Last month saw higher prices and higher inventories, the opposite of what was observed for most of the year. The main potentially positive takeaway is the increase in Light and Medium jet prices, looking to used pricing as an indicator of a potential inflection point for new demand. However, prices have ticked up briefly in the past, so another couple of months will be necessary to determine whether this is sustainable. The lack of a price increase for Heavy jets is not a major concern, as this segment is already recovering.

Used inventory increased by 20 bps

Used inventory of in-production models reached 10.5 per cent in August. All three categories—Heavy (+0.3 per cent), Medium (+0.1 per cent), and Light (+0.2 per cent)—were up from July and 15 out of 24 models that were tracked had higher inventories. Inventories increased for Embraer (+2.0 per cent), Hawker Beechcraft (+0.5 per cent), Gulfstream (+0.5 per cent), and Dassault (+0.1 per cent), while inventories for Cessna (-0.1 per cent) declined and for Bombardier remained flat.

Avg. asking price increased 0.2 per cent

Avg. price increased to $10.64 mn in August, and is down 6.4 per cent y/y. Heavy jet prices decreased 0.3 per cent, while Medium and Light jet prices increased 1.1 per cent and 1.6 per cent, respectively. Prices for 12 of the 24 models that were tracked increased, 9 saw decreases, and 3 remained flat.

Flight ops up 1.2 per cent y/y in July and up 5.4 per cent y/y YTD

Seasonally adjusted flight ops are now up 19 per cent from the 2009 low but remain 22 per cent below the 2007 peak.

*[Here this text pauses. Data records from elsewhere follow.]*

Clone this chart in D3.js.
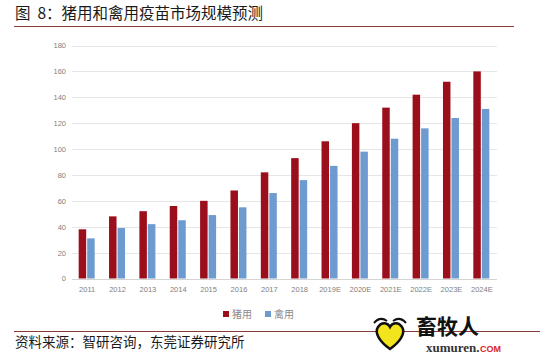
<!DOCTYPE html>
<html><head><meta charset="utf-8">
<script src="https://cdn.jsdelivr.net/npm/d3@7"></script>
<style>body{margin:0;background:#fff;}svg{display:block;}</style>
</head><body>
<svg id="c" width="550" height="355"></svg>
<script>
const categories = ["2011","2012","2013","2014","2015","2016","2017","2018","2019E","2020E","2021E","2022E","2023E","2024E"];
const pigValues = [38, 48, 52, 56, 60, 68, 82, 93, 106, 120, 132, 142, 152, 160];
const poultryValues = [31, 39, 42, 45, 49, 55, 66, 76, 87, 98, 108, 116, 124, 131];
const yTicks = [0, 20, 40, 60, 80, 100, 120, 140, 160, 180];
const seriesNames = ["猪用", "禽用"];
const seriesColors = ["#9b0e1b", "#6e9bcf"];
const titleText = "图\u00a0\u00a08：猪用和禽用疫苗市场规模预测";
const sourceText = "资料来源：智研咨询，东莞证券研究所";

const svg = d3.select("#c");
const font = "'Noto Sans CJK SC', 'Noto Sans', sans-serif";

// Title
svg.append("text").attr("x", 15).attr("y", 19).attr("font-family", font)
  .attr("font-size", 15.5).attr("fill", "#1a1a1a").text(titleText);
svg.append("line").attr("x1", 14).attr("x2", 514).attr("y1", 26.5).attr("y2", 26.5)
  .attr("stroke", "#8a3a36").attr("stroke-width", 1);

const x = d3.scaleBand().domain(categories).range([72, 497]).padding(0);
const y = d3.scaleLinear().domain([0, 180]).range([278.5, 45.5]);
const sub = d3.scaleBand().domain([0, 1]).range([0, 16]).paddingInner(0.12);

// Grid
svg.append("g").selectAll("line").data(yTicks).join("line")
  .attr("x1", 72).attr("x2", 497)
  .attr("y1", d => Math.round(y(d)) + 0.5).attr("y2", d => Math.round(y(d)) + 0.5)
  .attr("stroke", d => d === 0 ? "#d4d4d4" : "#e6e6e6").attr("stroke-width", 1);

// Y axis labels
const yAxis = d3.axisLeft(y).tickValues(yTicks).tickSize(0).tickPadding(0);
const yg = svg.append("g").attr("transform", "translate(66,0)").call(yAxis);
yg.select(".domain").remove();
yg.selectAll("text").attr("font-family", "'Liberation Sans', sans-serif").attr("font-size", 7.5).attr("fill", "#808080");

// X axis labels
const xAxis = d3.axisBottom(x).tickSize(0).tickPadding(0);
const xg = svg.append("g").attr("transform", "translate(0,287)").call(xAxis);
xg.select(".domain").remove();
xg.selectAll("text").attr("font-family", "'Liberation Sans', sans-serif").attr("font-size", 7.5).attr("fill", "#808080");

// Bars
const series = [pigValues, poultryValues];
series.forEach((vals, si) => {
  svg.append("g").selectAll("rect").data(vals).join("rect")
    .attr("x", (d, i) => x(categories[i]) + x.bandwidth() / 2 - 8.5 + sub(si))
    .attr("width", sub.bandwidth())
    .attr("y", d => y(d))
    .attr("height", d => y(0) - y(d))
    .attr("fill", seriesColors[si]);
});

// Legend
const lg = svg.append("g");
const legendX = [223, 265];
seriesNames.forEach((n, i) => {
  lg.append("rect").attr("x", legendX[i]).attr("y", 311).attr("width", 6).attr("height", 6).attr("fill", seriesColors[i]);
  lg.append("text").attr("x", legendX[i] + 9).attr("y", 318).attr("font-family", font)
    .attr("font-size", 10).attr("fill", "#8a8a8a").text(n);
});

// Bottom rule and source
svg.append("line").attr("x1", 14).attr("x2", 540).attr("y1", 331.5).attr("y2", 331.5)
  .attr("stroke", "#8a3a36").attr("stroke-width", 1);
svg.append("text").attr("x", 15).attr("y", 347).attr("font-family", font)
  .attr("font-size", 13.5).attr("fill", "#1a1a1a").text(sourceText);

// Watermark
const wm = svg.append("g");
wm.append("path").attr("d", "M390,349 C380,342 374,333 378,327 C382,321 388,323 390,327 C392,323 398,321 402,327 C406,333 400,342 390,349 Z")
  .attr("fill", "#f2e51d").attr("stroke", "#111").attr("stroke-width", 2.5);
wm.append("path").attr("d", "M374,323 Q380,316 387,321 M393,321 Q400,316 406,323").attr("fill", "none").attr("stroke", "#111").attr("stroke-width", 2);
wm.append("text").attr("x", 416).attr("y", 334).attr("font-family", font).attr("font-weight", "bold")
  .attr("font-size", 21).attr("fill", "#111").text("畜牧人");
const xm = wm.append("text").attr("x", 426).attr("y", 352).attr("font-family", "'Liberation Serif', serif").attr("font-weight", "bold")
  .attr("font-size", 13).attr("fill", "#333").text("xumuren.");
const xmEnd = 426 + xm.node().getComputedTextLength();
wm.append("text").attr("x", xmEnd + 0.5).attr("y", 352).attr("font-family", "'Liberation Sans', sans-serif").attr("font-weight", "bold")
  .attr("font-size", 9).attr("fill", "#d9262c").text("COM");
</script>
</body></html>
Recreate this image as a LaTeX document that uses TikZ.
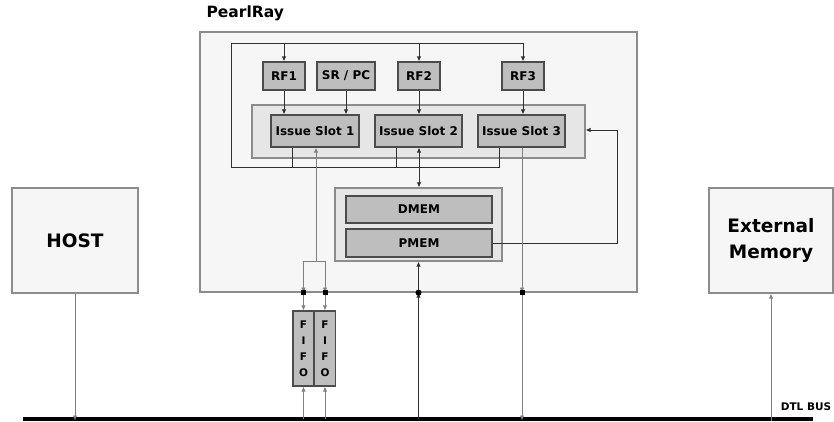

Light Jet Deliveries down 12 per cent y/y

2Q11 Light jet deliveries decreased 12 per cent from 32 in 2Q10 to 28 in 2Q11, 2 fewer than the prior quarter. Q2 deliveries were 35 per cent of the 79 on average for the 5 Q2s between 2005 and 2010. Bombardier delivered 2 Learjet 40s and 1 Learjet 45s compared to 4 Learjet 40s and 4 Learjet 45s in 2Q10, while Hawker Beechcraft delivered 1 more Premier I to reach 3 jets but no Hawker 400XP deliveries compared to 1 last year. Cessna delivered 22 jets, including 8 CJ4, 7 Cit. XLS+, 4 CJ3, 2 CJ2+, and 1 CJ1+. Cessna completed the first year of CJ4’s entry into the market in 2Q10, and had 5 more CJ4 deliveries compared to last year. On a TTM basis by volume, Cessna gained 330 bps at the expense of Bombardier and Hawker Beechcraft, which lost 310 bps and 20 bps of market share, respectively. Similarly, by value, Cessna gained 780 bps, while Bombardier and Hawker Beechcraft lost 490 bps and 290 bps, respectively.